Virginia Lawyers Weekly//June 22, 2026//
Virginia Lawyers Weekly//June 22, 2026//
Where a second lawsuit filed against an insured was related to an earlier filed lawsuit, in that they alleged the same scheme, resulting in the same errors and causing the same general harm, the carrier defending the first lawsuit was responsible for defending the second lawsuit.
Background
Columbia Casualty Company and Navigators Specialty Insurance Company disagree as to which company, if either, is responsible for providing coverage for a claim against one of their insureds, Avertest LLC. Navigators provided coverage at the time of the claim but later filed suit, alleging that Columbia was legally obligated to provide coverage. Navigators argued that Columbia was responsible for coverage because the disputed claim was “related” to an earlier claim made during Columbia’s coverage period.
The district court concluded that the relevant terms of Columbia’s policy did not require it to provide coverage for the disputed claim and instead held that Navigators was required to provide coverage.
Analysis
The question is whether the Gonzalez and Foulger lawsuits are “related claims” as that term is defined in Columbia’s policy. Looking to the Columbia policy’s definition of “related claims,” the relevant question here is whether the “acts, errors, or omissions” giving rise to the Gonzalez and Foulger claims are “logically or causally connected by any common fact, circumstance, situation, transaction, event, advice or decision.” If the answer is yes, then the two claims are related, Columbia was responsible for defending Avertest in the Foulger litigation, and it must reimburse Navigators.
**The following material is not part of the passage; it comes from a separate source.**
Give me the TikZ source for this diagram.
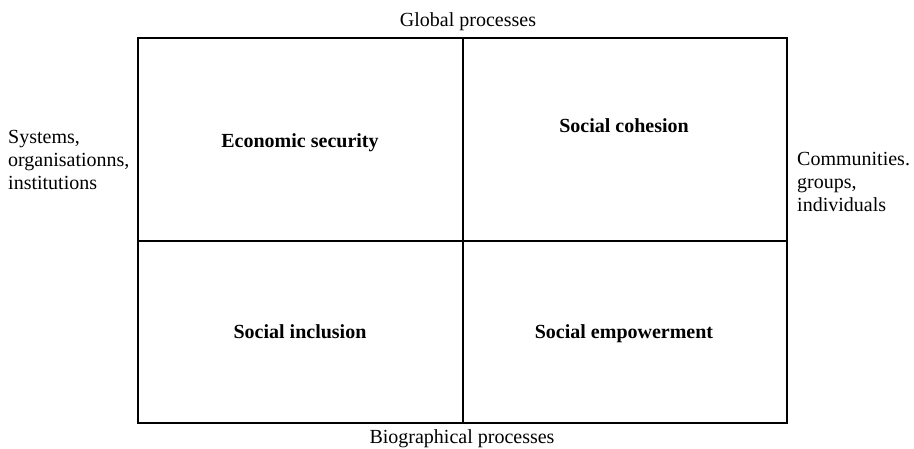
\documentclass[tikz,border=0pt]{standalone}
\usepackage{fontspec}
\setmainfont{Liberation Serif}
\usepackage{tikz}

\begin{document}
\begin{tikzpicture}[x=1pt,y=-1pt,
        txt/.style={font=\fontsize{20}{22.7}\selectfont, inner sep=0pt},
        quad/.style={txt, font=\fontsize{20}{22.7}\selectfont\bfseries}]
        \useasboundingbox (0,0) rectangle (914,448);
        % frame and quadrants
        \coordinate (NW) at (138,38);
        \coordinate (SE) at (786.5,422.7);
        \draw[line width=2pt] (NW) rectangle (SE);
        \draw[line width=2pt] (462.5,38) -- (462.5,422.7);
        \draw[line width=2pt] (138,240.7) -- (786.5,240.7);
        \node[quad, anchor=base] (EconSec) at (300,147) {Economic security};
        \node[quad, anchor=base] (SocCoh) at (624,132) {Social cohesion};
        \node[quad, anchor=base] (SocInc) at (300,338) {Social inclusion};
        \node[quad, anchor=base] (SocEmp) at (624,338) {Social empowerment};
        % axis labels
        \node[txt, anchor=base] (Global) at (468,26) {Global processes};
        \node[txt, anchor=base] (Biogr) at (462,443.5) {Biographical processes};
        \node[txt, anchor=base west, align=left] (Systems) at (8,189) {Systems,\\organisationns,\\institutions};
        \node[txt, anchor=base west, align=left] (Commun) at (797,211) {Communities.\\groups,\\individuals};
    \end{tikzpicture}
\end{document}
Just recently, this court considered similar policy language. It determined that “two things are logically related when they are reasonably or rationally connected to or associated with one another.” This court also previously considered a similar definition of “related claims” as in the Columbia policy — “wrongful acts which are logically or causally connected by reason of any common fact . . . ” — and concluded that it was “expansive.”
There, this court held that claims in one lawsuit involving an alleged breach of a real estate contract by not paying a fee and claims in a separate lawsuit alleging that the insured had taken steps to prevent the entity from collecting on the judgment were related. In the court’s view, those claims “share[d] a common nexus of fact” because, but for the breach of contract, neither lawsuit would have taken place.
Applying those precedents to the facts here, this court holds that the Gonzalez and Foulger lawsuits were related claims pursuant to Columbia’s policy. Both lawsuits alleged that Avertest reported false positive drug tests due to fundamental problems with its testing methodology: Its “quality control practices . . . did not meet guidelines established by the College of American Pathologists,” it failed to “follow the proper process as to internal standards” and there were “serious problems with the calibration curves [Avertest] uses for its tests,” including manipulation of data. In other words, both lawsuits alleged that the same scheme (Avertest’s prioritization of speed over compliance with CAP standards) resulted in the same errors (false positive drug tests) and caused the same general harm (negative impacts on pending child custody cases).
It is immaterial that there were also differences in the two lawsuits — different plaintiffs, different individual tests, different allegations as to errant collection practices, etc. — because the policy does not ask whether two claims are more similar than different. Instead, the Columbia policy specifies that two claims are related if the acts, errors, or omissions giving rise to the claims are “logically or causally connected by any common fact, circumstance, situation, transaction, event, advice or decision.”
And here, the errors giving rise to both Gonzalez and Foulger are more than just logically connected by any one fact. They are, instead, the very same errors in testing
methodology. Therefore the two claims are related. And, because the first claim, Gonzalez, was made during Columbia’s 2020-21 policy period, Foulger is treated as part of that single claim, made during that same policy period.
Columbia tries to avoid this outcome by arguing that the claims-made nature of its policy precludes coverage because the Foulger claim was not made and reported to it during the policy period. But this argument seeks to rewrite the policy by removing
“whenever made” from the related claims provision. If Columbia wanted to limit related
claims to those individually made during the policy period, it could have done so. But it did not.
Vacated and remanded.
Navigators Specialty Insurance Company v. Avertest, LLC, Case No. 25-1977, June 9, 2026. 4th Cir. (per curiam), from EDVA at Alexandria (Brinkema). Jonathan Freiman for Appellant. Margaret Fonshell Ward and Harold E. Johnson for Appellees. VLW 026-2-210. 15 pp.